═══ DATA LINES
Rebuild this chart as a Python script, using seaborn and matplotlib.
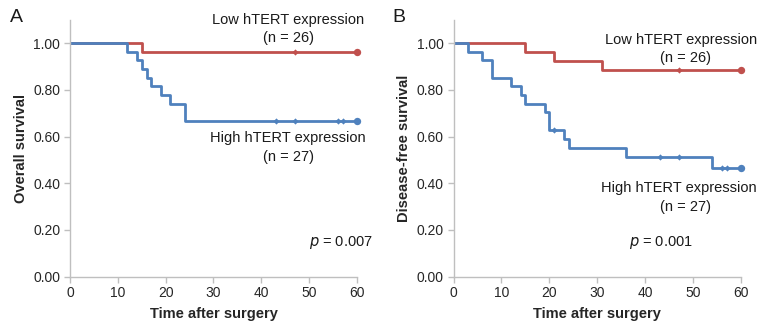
import matplotlib

matplotlib.use("Agg")

import matplotlib.pyplot as plt
import pandas as pd
import seaborn as sns

RED = "#C0504D"
BLUE = "#4F81BD"

# Panel A: overall survival (step times and survival levels)
os_low_time = [0, 15, 60]
os_low_surv = [1.0, 0.962, 0.962]
os_low_cens_time = [47, 60]
os_low_cens_surv = [0.962, 0.962]

os_high_time = [0, 12, 14, 15, 16, 17, 19, 21, 24, 60]
os_high_surv = [1.0, 0.963, 0.926, 0.889, 0.852, 0.815, 0.778, 0.741, 0.667, 0.667]
os_high_cens_time = [43, 47, 56, 57, 60]
os_high_cens_surv = [0.667, 0.667, 0.667, 0.667, 0.667]

# Panel B: disease-free survival
dfs_low_time = [0, 15, 21, 31, 60]
dfs_low_surv = [1.0, 0.962, 0.923, 0.885, 0.885]
dfs_low_cens_time = [47, 60]
dfs_low_cens_surv = [0.885, 0.885]

dfs_high_time = [0, 3, 6, 8, 12, 14, 15, 19, 20, 23, 24, 36, 54, 60]
dfs_high_surv = [1.0, 0.963, 0.926, 0.852, 0.815, 0.778, 0.741, 0.704, 0.630,
                 0.590, 0.551, 0.512, 0.465, 0.465]
dfs_high_cens_time = [21, 43, 47, 56, 57, 60]
dfs_high_cens_surv = [0.630, 0.512, 0.512, 0.465, 0.465, 0.465]

x_ticks = [0, 10, 20, 30, 40, 50, 60]
y_ticks = [0.0, 0.2, 0.4, 0.6, 0.8, 1.0]

sns.set_style("white")
plt.rcParams["font.family"] = ["Liberation Sans", "DejaVu Sans"]


def draw_panel(ax, curves, ylabel):
    for time, surv, cens_t, cens_s, color in curves:
        df = pd.DataFrame({"t": time, "s": surv})
        sns.lineplot(data=df, x="t", y="s", ax=ax, color=color, linewidth=2.0,
                     drawstyle="steps-post", sort=False, estimator=None)
        cens = pd.DataFrame({"t": cens_t[:-1], "s": cens_s[:-1]})
        sns.scatterplot(data=cens, x="t", y="s", ax=ax, color=color, marker="D",
                        s=10, linewidth=0, zorder=3)
        last = pd.DataFrame({"t": cens_t[-1:], "s": cens_s[-1:]})
        sns.scatterplot(data=last, x="t", y="s", ax=ax, color=color, marker="o",
                        s=28, linewidth=0, zorder=3, clip_on=False)
    ax.set_xlim(0, 60)
    ax.set_ylim(0, 1.1)
    ax.set_xticks(x_ticks)
    ax.set_yticks(y_ticks)
    ax.set_yticklabels([f"{v:.2f}" for v in y_ticks])
    ax.set_xlabel("Time after surgery", fontsize=10.5, fontweight="bold", labelpad=5)
    ax.set_ylabel(ylabel, fontsize=10.5, fontweight="bold", labelpad=4)
    for side in ["top", "right"]:
        ax.spines[side].set_visible(False)
    for side in ["left", "bottom"]:
        ax.spines[side].set_color("#BFBFBF")
        ax.spines[side].set_linewidth(1.0)
    ax.tick_params(axis="both", direction="out", length=4, width=1.0, color="#BFBFBF",
                   labelsize=10, labelcolor="#262626", pad=3, left=True, bottom=True)


fig = plt.figure(figsize=(7.61, 3.25), dpi=100)
ax_a = fig.add_axes([0.092, 0.149, 0.377, 0.79])
ax_b = fig.add_axes([0.596, 0.149, 0.378, 0.79])

draw_panel(ax_a, [
    (os_low_time, os_low_surv, os_low_cens_time, os_low_cens_surv, RED),
    (os_high_time, os_high_surv, os_high_cens_time, os_high_cens_surv, BLUE),
], "Overall survival")

draw_panel(ax_b, [
    (dfs_low_time, dfs_low_surv, dfs_low_cens_time, dfs_low_cens_surv, RED),
    (dfs_high_time, dfs_high_surv, dfs_high_cens_time, dfs_high_cens_surv, BLUE),
], "Disease-free survival")

txt = dict(fontsize=10.5, color="#1a1a1a", clip_on=False, va="center")

ax_a.text(45.6, 1.10, "Low hTERT expression", ha="center", **txt)
ax_a.text(45.6, 1.022, "(n = 26)", ha="center", **txt)
ax_a.text(45.6, 0.594, "High hTERT expression", ha="center", **txt)
ax_a.text(45.6, 0.513, "(n = 27)", ha="center", **txt)
ax_a.text(63.4, 0.144, r"$p$ = 0.007", ha="right", **txt)

ax_b.text(63.3, 1.014, "Low hTERT expression", ha="right", **txt)
ax_b.text(48.4, 0.936, "(n = 26)", ha="center", **txt)
ax_b.text(63.3, 0.38, "High hTERT expression", ha="right", **txt)
ax_b.text(48.4, 0.30, "(n = 27)", ha="center", **txt)
ax_b.text(36.5, 0.144, r"$p$ = 0.001", ha="left", **txt)

fig.text(0.013, 0.945, "A", fontsize=14, color="#1a1a1a", va="center")
fig.text(0.516, 0.945, "B", fontsize=14, color="#1a1a1a", va="center")

plt.savefig("out.png", dpi=100)
plt.close()
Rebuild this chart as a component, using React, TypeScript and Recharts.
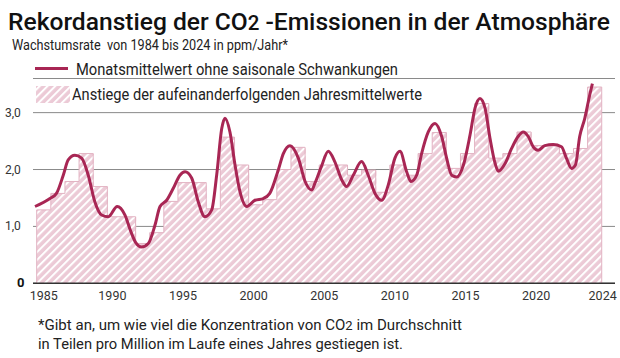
import React from 'react';
import { ComposedChart, Bar, Line, XAxis, YAxis, CartesianGrid, ReferenceLine } from 'recharts';

const years = [
  1985, 1986, 1987, 1988, 1989, 1990, 1991, 1992, 1993, 1994,
  1995, 1996, 1997, 1998, 1999, 2000, 2001, 2002, 2003, 2004,
  2005, 2006, 2007, 2008, 2009, 2010, 2011, 2012, 2013, 2014,
  2015, 2016, 2017, 2018, 2019, 2020, 2021, 2022, 2023, 2024,
];
const annualIncrease = [
  1.29, 1.58, 1.79, 2.28, 1.70, 1.17, 1.17, 0.70, 0.89, 1.44,
  1.77, 1.77, 1.31, 2.57, 2.08, 1.38, 1.47, 2.00, 2.39, 1.79,
  2.08, 2.08, 1.90, 1.99, 1.60, 2.08, 1.90, 2.28, 2.65, 2.02,
  2.28, 3.16, 2.20, 2.28, 2.66, 2.42, 2.42, 2.28, 2.37, 3.45,
];
const monthlyTimes = [
  1984.38, 1985.44, 1985.9, 1986.38, 1986.73, 1987.2, 1987.68, 1988.15, 1988.62, 1989.1,
  1989.57, 1990.2, 1990.75, 1991.15, 1991.5, 1991.93, 1992.4, 1992.87, 1993.23, 1993.7,
  1994.17, 1994.64, 1995.0, 1995.47, 1995.94, 1996.41, 1996.89, 1997.24, 1997.6, 1997.83,
  1998.18, 1998.54, 1998.89, 1999.37, 1999.95, 2000.54, 2001.0, 2001.6, 2001.96, 2002.43,
  2003.02, 2003.5, 2003.97, 2004.2, 2004.65, 2005.14, 2005.6, 2006.09, 2006.44, 2006.91,
  2007.5, 2007.97, 2008.45, 2008.92, 2009.39, 2009.86, 2010.22, 2010.69, 2011.0, 2011.4,
  2011.75, 2012.22, 2012.7, 2013.17, 2013.52, 2013.88, 2014.24, 2014.71, 2015.18, 2015.53,
  2015.88, 2016.24, 2016.59, 2016.95, 2017.18, 2017.65, 2018.12, 2018.58, 2018.94, 2019.3,
  2019.65, 2020.0, 2020.47, 2021.06, 2021.65, 2022.0, 2022.36, 2022.64, 2022.94, 2023.3,
  2023.65, 2023.84,
];
const monthlyValues = [
  1.35, 1.49, 1.58, 1.90, 2.17, 2.25, 2.20, 1.90, 1.43, 1.20,
  1.17, 1.35, 1.20, 0.92, 0.72, 0.64, 0.70, 1.02, 1.35, 1.46,
  1.67, 1.90, 1.96, 1.85, 1.43, 1.17, 1.29, 1.90, 2.72, 2.90,
  2.66, 2.08, 1.61, 1.35, 1.46, 1.49, 1.58, 1.99, 2.28, 2.42,
  2.20, 1.79, 1.64, 1.76, 2.05, 2.32, 2.14, 1.82, 1.70, 1.90,
  2.14, 1.90, 1.58, 1.46, 1.73, 2.20, 2.32, 1.96, 1.79, 1.90,
  2.28, 2.66, 2.81, 2.58, 2.20, 1.90, 1.87, 2.08, 2.61, 3.08,
  3.25, 3.08, 2.55, 2.11, 1.97, 2.10, 2.37, 2.58, 2.66, 2.58,
  2.40, 2.34, 2.42, 2.44, 2.40, 2.20, 2.02, 2.08, 2.58, 2.90,
  3.31, 3.51,
];
const xTicks = [1985, 1990, 1995, 2000, 2005, 2010, 2015, 2020, 2024];
const yTicks = [0, 1, 2, 3];
const yTickLabels = ['0', '1,0', '2,0', '3,0'];

const titleText = 'Rekordanstieg der CO';
const titleSub = '2';
const titleRest = ' -Emissionen in der Atmosphäre';
const subtitleText = 'Wachstumsrate  von 1984 bis 2024 in ppm/Jahr*';
const legendLine = 'Monatsmittelwert ohne saisonale Schwankungen';
const legendBars = 'Anstiege der aufeinanderfolgenden Jahresmittelwerte';
const footLine1a = '*Gibt an, um wie viel die Konzentration von CO';
const footLine1b = ' im Durchschnitt';
const footLine2 = 'in Teilen pro Million im Laufe eines Jahres gestiegen ist.';

const barData = years.map((year, i) => ({ year, value: annualIncrease[i] }));
const lineData = monthlyTimes.map((year, i) => ({ year, value: monthlyValues[i] }));

const LINE_COLOR = '#a82654';
const STRIPE = '#eccad6';
const OUTLINE = '#e2b2c2';
const FONT = "'Roboto', 'Liberation Sans', sans-serif";

const HatchDefs = ({ id }: { id: string }) => (
  <defs>
    <pattern id={id} patternUnits="userSpaceOnUse" width={5.5} height={5.5} patternTransform="rotate(45)">
      <rect x={0} y={0} width={5.5} height={5.5} fill={STRIPE} />
      <rect x={0} y={0} width={2} height={5.5} fill="#ffffff" />
    </pattern>
  </defs>
);

const HatchBar = (props: any) => {
  const { x, y, width, height, index } = props;
  const v = annualIncrease[index];
  const base = y + height;
  const perUnit = v > 0 ? height / v : 0;
  const prevTop = index > 0 ? base - annualIncrease[index - 1] * perUnit : base;
  const isLast = index === annualIncrease.length - 1;
  let d = `M${x},${prevTop}L${x},${y}L${x + width},${y}`;
  if (isLast) d += `L${x + width},${base}`;
  return (
    <g>
      <rect x={x} y={y} width={isLast ? width : width + 0.6} height={height} fill="url(#hatchMain)" />
      <path d={d} fill="none" stroke={OUTLINE} strokeWidth={1} />
    </g>
  );
};

const YTick = (props: any) => {
  const { y, payload } = props;
  const idx = yTicks.indexOf(payload.value);
  const isZero = payload.value === 0;
  return (
    <text
      x={isZero ? 17 : 5}
      y={y}
      dy={4}
      fontFamily={FONT}
      fontSize={isZero ? 13 : 12}
      fontWeight={isZero ? 700 : 400}
      fill={isZero ? '#111' : '#333'}
    >
      {yTickLabels[idx]}
    </text>
  );
};

const XTick = (props: any) => {
  const { x, y, payload, index } = props;
  const last = payload.value === xTicks[xTicks.length - 1];
  return (
    <text
      x={x}
      y={y}
      dy={9}
      dx={last ? 8 : index === 0 ? 0 : -2}
      textAnchor="middle"
      fontFamily={FONT}
      fontSize={12.5}
      fill="#333"
    >
      {payload.value}
    </text>
  );
};

export default function App() {
  return (
    <div style={{ position: 'absolute', left: 0, top: 0, width: 620, height: 358, background: '#fff', overflow: 'hidden' }}>
      <ComposedChart
        width={620}
        height={358}
        data={barData}
        margin={{ top: 78.5, right: 5, bottom: 44.7, left: 0 }}
      >
        <HatchDefs id="hatchMain" />
        <CartesianGrid horizontal vertical={false} stroke="#8a8a8a" strokeWidth={1} />
        <XAxis
          xAxisId="bars"
          dataKey="year"
          type="number"
          domain={[1984.238, 2025.44]}
          allowDataOverflow
          ticks={xTicks}
          tick={<XTick />}
          tickLine={false}
          axisLine={false}
          height={30}
          interval={0}
        />
        <XAxis
          xAxisId="line"
          dataKey="year"
          type="number"
          domain={[1984.238, 2025.44]}
          allowDataOverflow
          hide
        />
        <YAxis
          type="number"
          domain={[0, 3.6]}
          ticks={yTicks}
          tick={<YTick />}
          tickLine={false}
          axisLine={false}
          width={33}
          interval={0}
        />
        <Bar
          xAxisId="bars"
          dataKey="value"
          barSize={14.125}
          shape={<HatchBar />}
          isAnimationActive={false}
        />
        <ReferenceLine xAxisId="bars" y={0} stroke="#333" strokeWidth={1.6} />
        <Line
          xAxisId="line"
          data={lineData}
          dataKey="value"
          type="monotone"
          stroke={LINE_COLOR}
          strokeWidth={3}
          dot={false}
          activeDot={false}
          isAnimationActive={false}
        />
      </ComposedChart>
      <svg width={620} height={358} style={{ position: 'absolute', left: 0, top: 0, pointerEvents: 'none' }}>
        <HatchDefs id="hatchLegend" />
        <text x={8} y={30} fontFamily={FONT} fontSize={24} fontWeight={500} fill="#111" textLength={602} lengthAdjust="spacingAndGlyphs">
          {titleText}
          <tspan fontSize={20}>{titleSub}</tspan>
          {titleRest}
        </text>
        <text x={12} y={49.5} fontFamily={FONT} fontSize={14} fill="#222" textLength={276} lengthAdjust="spacingAndGlyphs" style={{ whiteSpace: 'pre' }}>
          {subtitleText}
        </text>
        <line x1={35} y1={68.5} x2={68} y2={68.5} stroke={LINE_COLOR} strokeWidth={3} />
        <text x={76} y={75} fontFamily={FONT} fontSize={16} fill="#222" textLength={322} lengthAdjust="spacingAndGlyphs">
          {legendLine}
        </text>
        <rect x={36} y={86} width={34} height={17} fill="url(#hatchLegend)" />
        <text x={72} y={100} fontFamily={FONT} fontSize={16} fill="#222" textLength={350} lengthAdjust="spacingAndGlyphs">
          {legendBars}
        </text>
        <text x={38} y={330} fontFamily={FONT} fontSize={15} fill="#222" textLength={424} lengthAdjust="spacingAndGlyphs">
          {footLine1a}
          <tspan fontSize={13}>2</tspan>
          {footLine1b}
        </text>
        <text x={38} y={349} fontFamily={FONT} fontSize={15} fill="#222" textLength={365} lengthAdjust="spacingAndGlyphs">
          {footLine2}
        </text>
      </svg>
    </div>
  );
}
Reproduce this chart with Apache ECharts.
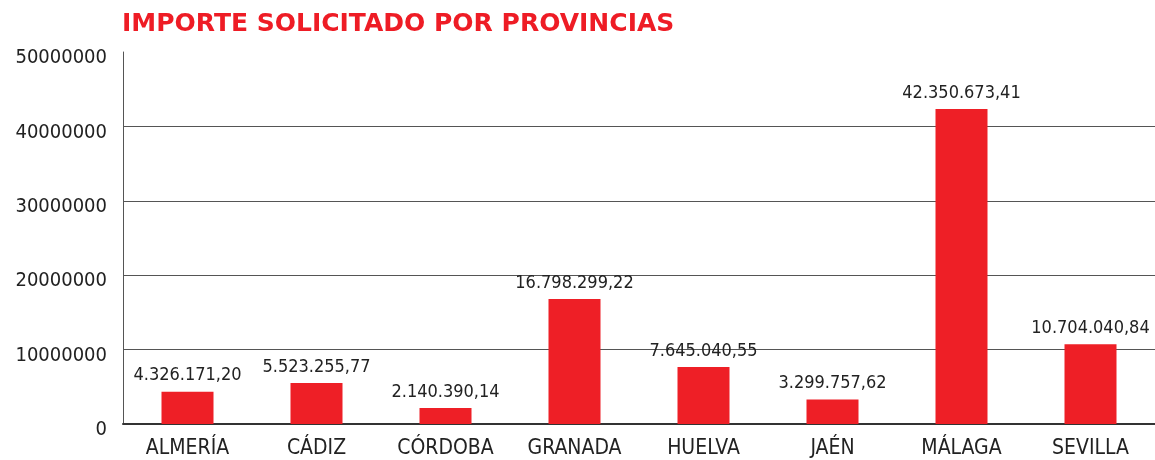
<!DOCTYPE html>
<html>
<head>
<meta charset="utf-8">
<script src="https://cdn.jsdelivr.net/npm/echarts@6/dist/echarts.min.js"></script>
<style>
html, body { margin: 0; padding: 0; background: #fff; }
#main { width: 1155px; height: 460px; }
</style>
</head>
<body>
<div id="main"></div>
<script>
var provincias = ['ALMERÍA', 'CÁDIZ', 'CÓRDOBA', 'GRANADA', 'HUELVA', 'JAÉN', 'MÁLAGA', 'SEVILLA'];
var importes = [4326171.20, 5523255.77, 2140390.14, 16798299.22, 7645040.55, 3299757.62, 42350673.41, 10704040.84];

var fuente = '"DejaVu Sans Condensed", "DejaVu Sans", sans-serif';

// formato español: 1.234.567,89
function formatoES(v) {
  var partes = v.toFixed(2).split('.');
  var entero = partes[0].replace(/\B(?=(\d{3})+(?!\d))/g, '.');
  return entero + ',' + partes[1];
}

var chart = echarts.init(document.getElementById('main'));

var option = {
  animation: false,
  title: {
    text: 'IMPORTE SOLICITADO POR PROVINCIAS',
    left: 117,
    top: 7,
    textStyle: {
      color: '#ee1c25',
      fontFamily: '"DejaVu Sans", sans-serif',
      fontWeight: 'bold',
      fontSize: 25
    }
  },
  grid: {
    left: 123,
    right: 0,
    top: 52,
    bottom: 36
  },
  xAxis: {
    type: 'category',
    data: provincias,
    axisLine: { lineStyle: { color: '#333', width: 2 } },
    axisTick: { show: false },
    axisLabel: {
      color: '#222',
      fontFamily: fuente,
      fontSize: 21,
      margin: 14
    }
  },
  yAxis: {
    type: 'value',
    min: 0,
    max: 50000000,
    interval: 10000000,
    axisLine: { show: true, lineStyle: { color: '#555', width: 1 } },
    axisTick: { show: false },
    splitLine: {
      lineStyle: {
        color: ['#555', '#555', '#555', '#555', '#555', 'rgba(0,0,0,0)'],
        width: 1
      }
    },
    axisLabel: {
      color: '#222',
      fontFamily: fuente,
      fontSize: 20,
      margin: 16,
      verticalAlign: 'top',
      lineHeight: 20,
      padding: [-4, 0, 0, 0],
      formatter: function (v) { return String(v); }
    }
  },
  series: [
    {
      type: 'bar',
      data: importes,
      barWidth: 52,
      itemStyle: { color: '#ee1f26' },
      label: {
        show: true,
        position: 'top',
        distance: 7,
        color: '#222',
        fontFamily: fuente,
        fontSize: 18,
        formatter: function (p) { return formatoES(p.value); }
      }
    }
  ]
};

chart.setOption(option);
</script>
</body>
</html>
══════
Scan the material above for the string "using" and return the lines that hold it.

* [SOLUTION FOR THIS TASK]:
Rebuild this chart as a Python script, using seaborn and matplotlib.
Rebuild this chart as a component, using React, TypeScript and Recharts.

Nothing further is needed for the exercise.